In short, I acknowledge the failings of ISPs and I support a responsibly limited regulatory oversight of all businesses, including ISPs, to prevent fraud and significantly anti-competitive actions.
I'm pleased with this, Flatfingers. I had gathered as much, but the part you're missing is that there isn't any regulatory oversight anymore. Everything that was in place is gone.
The pro-NN position would be considerably stronger if its proponents could equally acknowledge that more regulation also has dangers.
The anti-NN position would be considerably stronger if its proponents could equally acknowledge that a complete lack of regulation has more dangers than what we've had in place since 2005.

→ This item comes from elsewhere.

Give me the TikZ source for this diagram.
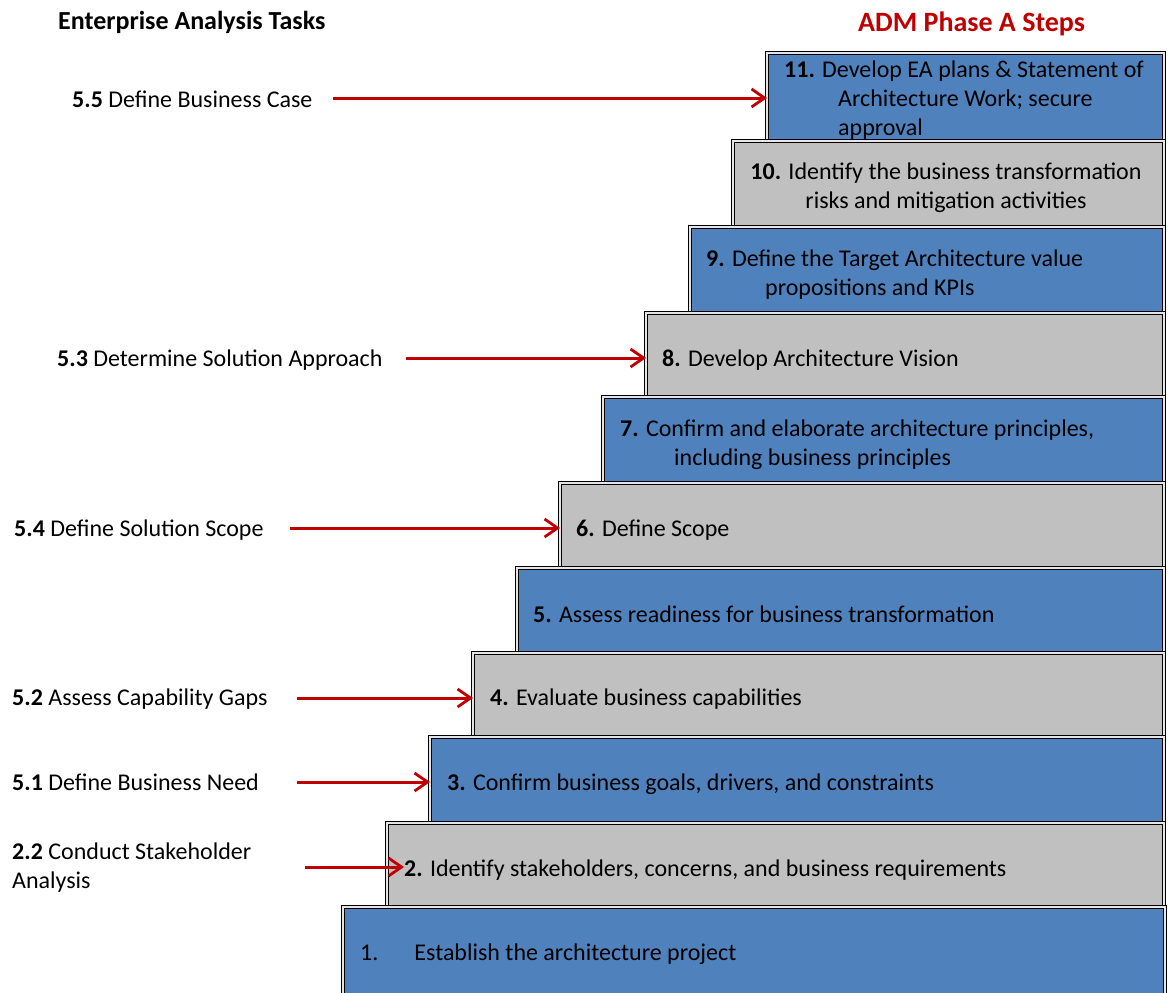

Now, if you're wanting me to acknowledge that more regulation also has dangers: Yes. I will agree with this. If the government tried blocking data in and out of the country (so that we wouldn't know how much better "the folks outside" had it), or if they tried shutting down sites that said negative things about the people in power, this would be too much regulation. I also agree that the government has spied on Internet traffic altogether too much in the past (NSA, anyone?). However, none of these things have anything to do with Net Neutrality.